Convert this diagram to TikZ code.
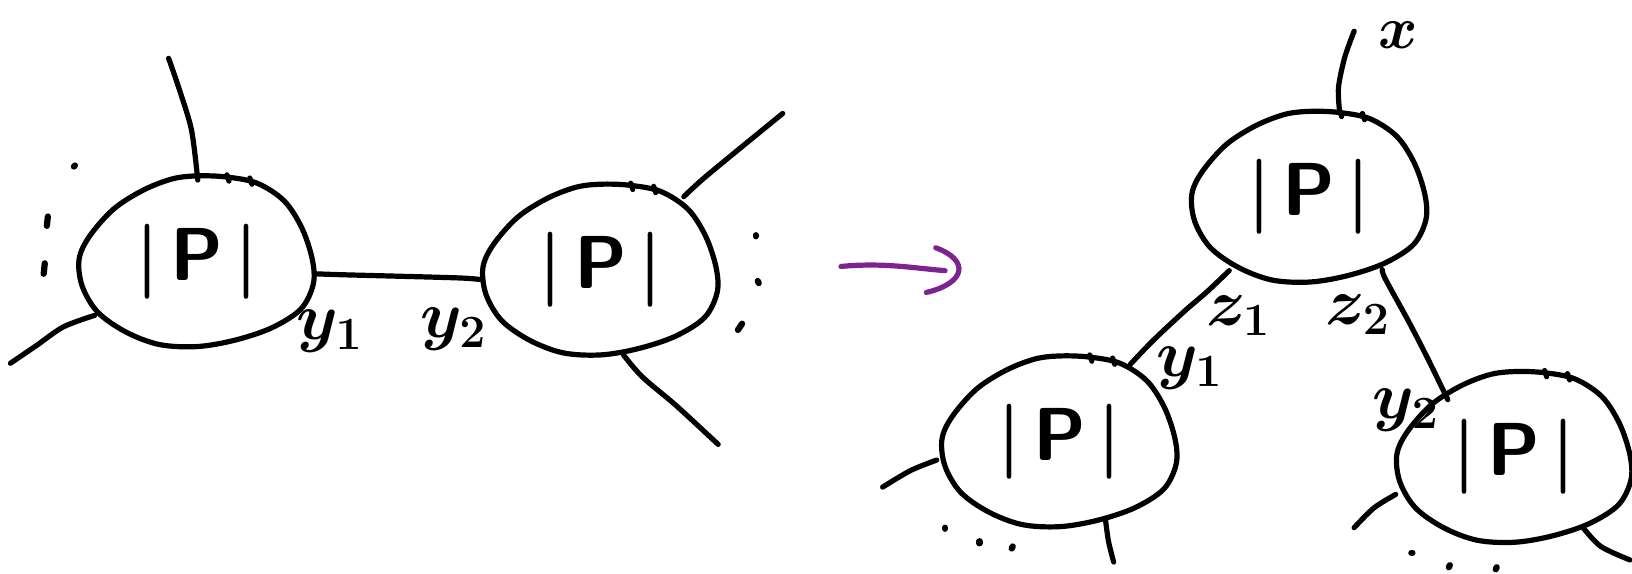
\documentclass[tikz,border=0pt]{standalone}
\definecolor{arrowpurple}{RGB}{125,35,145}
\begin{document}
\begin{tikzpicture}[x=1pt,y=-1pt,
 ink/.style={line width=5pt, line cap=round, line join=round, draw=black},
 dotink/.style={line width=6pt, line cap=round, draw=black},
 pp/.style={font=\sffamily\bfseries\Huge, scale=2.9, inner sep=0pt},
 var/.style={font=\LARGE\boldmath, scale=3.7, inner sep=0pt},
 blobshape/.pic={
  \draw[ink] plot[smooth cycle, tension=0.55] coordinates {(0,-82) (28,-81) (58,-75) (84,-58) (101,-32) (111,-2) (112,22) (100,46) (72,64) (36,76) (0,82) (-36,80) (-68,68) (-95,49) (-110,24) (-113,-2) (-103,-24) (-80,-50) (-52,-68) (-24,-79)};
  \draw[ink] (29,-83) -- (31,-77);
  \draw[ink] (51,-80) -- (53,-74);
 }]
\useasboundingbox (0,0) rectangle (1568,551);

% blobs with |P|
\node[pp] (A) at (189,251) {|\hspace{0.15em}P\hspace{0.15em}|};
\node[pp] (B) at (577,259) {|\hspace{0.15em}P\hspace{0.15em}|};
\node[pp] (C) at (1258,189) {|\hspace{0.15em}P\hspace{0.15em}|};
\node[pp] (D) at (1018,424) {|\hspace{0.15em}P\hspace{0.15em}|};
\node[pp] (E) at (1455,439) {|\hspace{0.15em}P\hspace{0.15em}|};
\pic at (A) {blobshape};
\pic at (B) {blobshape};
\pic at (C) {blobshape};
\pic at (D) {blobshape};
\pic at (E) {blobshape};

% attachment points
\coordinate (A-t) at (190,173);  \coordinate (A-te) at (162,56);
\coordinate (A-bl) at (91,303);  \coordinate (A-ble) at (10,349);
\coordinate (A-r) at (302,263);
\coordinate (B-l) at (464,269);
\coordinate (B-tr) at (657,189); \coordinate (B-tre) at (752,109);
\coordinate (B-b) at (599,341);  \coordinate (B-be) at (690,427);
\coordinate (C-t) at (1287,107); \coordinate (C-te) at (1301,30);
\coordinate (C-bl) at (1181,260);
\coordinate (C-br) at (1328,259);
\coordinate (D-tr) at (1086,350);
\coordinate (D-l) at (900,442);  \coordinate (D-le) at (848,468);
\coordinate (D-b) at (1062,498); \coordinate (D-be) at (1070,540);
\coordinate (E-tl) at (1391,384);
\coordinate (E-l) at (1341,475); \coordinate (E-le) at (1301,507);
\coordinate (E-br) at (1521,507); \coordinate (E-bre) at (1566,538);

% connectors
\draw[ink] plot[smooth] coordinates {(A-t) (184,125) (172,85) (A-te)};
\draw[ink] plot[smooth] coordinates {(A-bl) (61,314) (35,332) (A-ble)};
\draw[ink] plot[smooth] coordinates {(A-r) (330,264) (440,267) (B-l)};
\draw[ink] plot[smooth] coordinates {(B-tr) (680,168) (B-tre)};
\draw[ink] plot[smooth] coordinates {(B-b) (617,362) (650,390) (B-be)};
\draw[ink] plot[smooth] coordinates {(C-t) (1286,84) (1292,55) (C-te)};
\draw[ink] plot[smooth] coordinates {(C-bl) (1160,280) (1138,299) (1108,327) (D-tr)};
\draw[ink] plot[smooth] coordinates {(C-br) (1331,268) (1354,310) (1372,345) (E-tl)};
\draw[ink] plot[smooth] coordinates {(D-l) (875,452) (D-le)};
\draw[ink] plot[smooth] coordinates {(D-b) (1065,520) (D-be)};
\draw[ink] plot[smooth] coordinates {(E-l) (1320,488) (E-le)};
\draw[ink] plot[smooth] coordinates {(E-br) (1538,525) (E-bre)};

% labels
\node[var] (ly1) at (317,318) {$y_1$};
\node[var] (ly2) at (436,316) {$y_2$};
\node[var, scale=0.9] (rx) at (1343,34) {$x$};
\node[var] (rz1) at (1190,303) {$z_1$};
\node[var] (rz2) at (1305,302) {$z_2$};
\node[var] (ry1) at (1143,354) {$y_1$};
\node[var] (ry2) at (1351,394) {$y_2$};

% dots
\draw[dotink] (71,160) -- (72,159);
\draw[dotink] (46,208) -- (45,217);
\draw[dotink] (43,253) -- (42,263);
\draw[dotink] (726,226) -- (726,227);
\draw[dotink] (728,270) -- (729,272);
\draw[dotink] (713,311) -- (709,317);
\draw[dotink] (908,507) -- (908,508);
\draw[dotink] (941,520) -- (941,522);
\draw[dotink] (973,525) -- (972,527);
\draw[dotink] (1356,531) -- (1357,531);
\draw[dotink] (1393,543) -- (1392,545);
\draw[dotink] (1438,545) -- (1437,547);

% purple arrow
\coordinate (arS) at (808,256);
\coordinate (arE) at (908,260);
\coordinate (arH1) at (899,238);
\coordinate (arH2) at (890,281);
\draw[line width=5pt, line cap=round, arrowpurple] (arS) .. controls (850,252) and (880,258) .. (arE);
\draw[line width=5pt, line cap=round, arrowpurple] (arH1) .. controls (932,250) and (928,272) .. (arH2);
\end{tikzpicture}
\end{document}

====

◆ Aim: Repeat verbatim all the material, but not the pictures.

◆ Written response:
Convert this diagram to TikZ code.
\documentclass[tikz,border=0pt]{standalone}
\definecolor{arrowpurple}{RGB}{125,35,145}
\begin{document}
\begin{tikzpicture}[x=1pt,y=-1pt,
 ink/.style={line width=5pt, line cap=round, line join=round, draw=black},
 dotink/.style={line width=6pt, line cap=round, draw=black},
 pp/.style={font=\sffamily\bfseries\Huge, scale=2.9, inner sep=0pt},
 var/.style={font=\LARGE\boldmath, scale=3.7, inner sep=0pt},
 blobshape/.pic={
  \draw[ink] plot[smooth cycle, tension=0.55] coordinates {(0,-82) (28,-81) (58,-75) (84,-58) (101,-32) (111,-2) (112,22) (100,46) (72,64) (36,76) (0,82) (-36,80) (-68,68) (-95,49) (-110,24) (-113,-2) (-103,-24) (-80,-50) (-52,-68) (-24,-79)};
  \draw[ink] (29,-83) -- (31,-77);
  \draw[ink] (51,-80) -- (53,-74);
 }]
\useasboundingbox (0,0) rectangle (1568,551);

% blobs with |P|
\node[pp] (A) at (189,251) {|\hspace{0.15em}P\hspace{0.15em}|};
\node[pp] (B) at (577,259) {|\hspace{0.15em}P\hspace{0.15em}|};
\node[pp] (C) at (1258,189) {|\hspace{0.15em}P\hspace{0.15em}|};
\node[pp] (D) at (1018,424) {|\hspace{0.15em}P\hspace{0.15em}|};
\node[pp] (E) at (1455,439) {|\hspace{0.15em}P\hspace{0.15em}|};
\pic at (A) {blobshape};
\pic at (B) {blobshape};
\pic at (C) {blobshape};
\pic at (D) {blobshape};
\pic at (E) {blobshape};

% attachment points
\coordinate (A-t) at (190,173);  \coordinate (A-te) at (162,56);
\coordinate (A-bl) at (91,303);  \coordinate (A-ble) at (10,349);
\coordinate (A-r) at (302,263);
\coordinate (B-l) at (464,269);
\coordinate (B-tr) at (657,189); \coordinate (B-tre) at (752,109);
\coordinate (B-b) at (599,341);  \coordinate (B-be) at (690,427);
\coordinate (C-t) at (1287,107); \coordinate (C-te) at (1301,30);
\coordinate (C-bl) at (1181,260);
\coordinate (C-br) at (1328,259);
\coordinate (D-tr) at (1086,350);
\coordinate (D-l) at (900,442);  \coordinate (D-le) at (848,468);
\coordinate (D-b) at (1062,498); \coordinate (D-be) at (1070,540);
\coordinate (E-tl) at (1391,384);
\coordinate (E-l) at (1341,475); \coordinate (E-le) at (1301,507);
\coordinate (E-br) at (1521,507); \coordinate (E-bre) at (1566,538);

% connectors
\draw[ink] plot[smooth] coordinates {(A-t) (184,125) (172,85) (A-te)};
\draw[ink] plot[smooth] coordinates {(A-bl) (61,314) (35,332) (A-ble)};
\draw[ink] plot[smooth] coordinates {(A-r) (330,264) (440,267) (B-l)};
\draw[ink] plot[smooth] coordinates {(B-tr) (680,168) (B-tre)};
\draw[ink] plot[smooth] coordinates {(B-b) (617,362) (650,390) (B-be)};
\draw[ink] plot[smooth] coordinates {(C-t) (1286,84) (1292,55) (C-te)};
\draw[ink] plot[smooth] coordinates {(C-bl) (1160,280) (1138,299) (1108,327) (D-tr)};
\draw[ink] plot[smooth] coordinates {(C-br) (1331,268) (1354,310) (1372,345) (E-tl)};
\draw[ink] plot[smooth] coordinates {(D-l) (875,452) (D-le)};
\draw[ink] plot[smooth] coordinates {(D-b) (1065,520) (D-be)};
\draw[ink] plot[smooth] coordinates {(E-l) (1320,488) (E-le)};
\draw[ink] plot[smooth] coordinates {(E-br) (1538,525) (E-bre)};

% labels
\node[var] (ly1) at (317,318) {$y_1$};
\node[var] (ly2) at (436,316) {$y_2$};
\node[var, scale=0.9] (rx) at (1343,34) {$x$};
\node[var] (rz1) at (1190,303) {$z_1$};
\node[var] (rz2) at (1305,302) {$z_2$};
\node[var] (ry1) at (1143,354) {$y_1$};
\node[var] (ry2) at (1351,394) {$y_2$};

% dots
\draw[dotink] (71,160) -- (72,159);
\draw[dotink] (46,208) -- (45,217);
\draw[dotink] (43,253) -- (42,263);
\draw[dotink] (726,226) -- (726,227);
\draw[dotink] (728,270) -- (729,272);
\draw[dotink] (713,311) -- (709,317);
\draw[dotink] (908,507) -- (908,508);
\draw[dotink] (941,520) -- (941,522);
\draw[dotink] (973,525) -- (972,527);
\draw[dotink] (1356,531) -- (1357,531);
\draw[dotink] (1393,543) -- (1392,545);
\draw[dotink] (1438,545) -- (1437,547);

% purple arrow
\coordinate (arS) at (808,256);
\coordinate (arE) at (908,260);
\coordinate (arH1) at (899,238);
\coordinate (arH2) at (890,281);
\draw[line width=5pt, line cap=round, arrowpurple] (arS) .. controls (850,252) and (880,258) .. (arE);
\draw[line width=5pt, line cap=round, arrowpurple] (arH1) .. controls (932,250) and (928,272) .. (arH2);
\end{tikzpicture}
\end{document}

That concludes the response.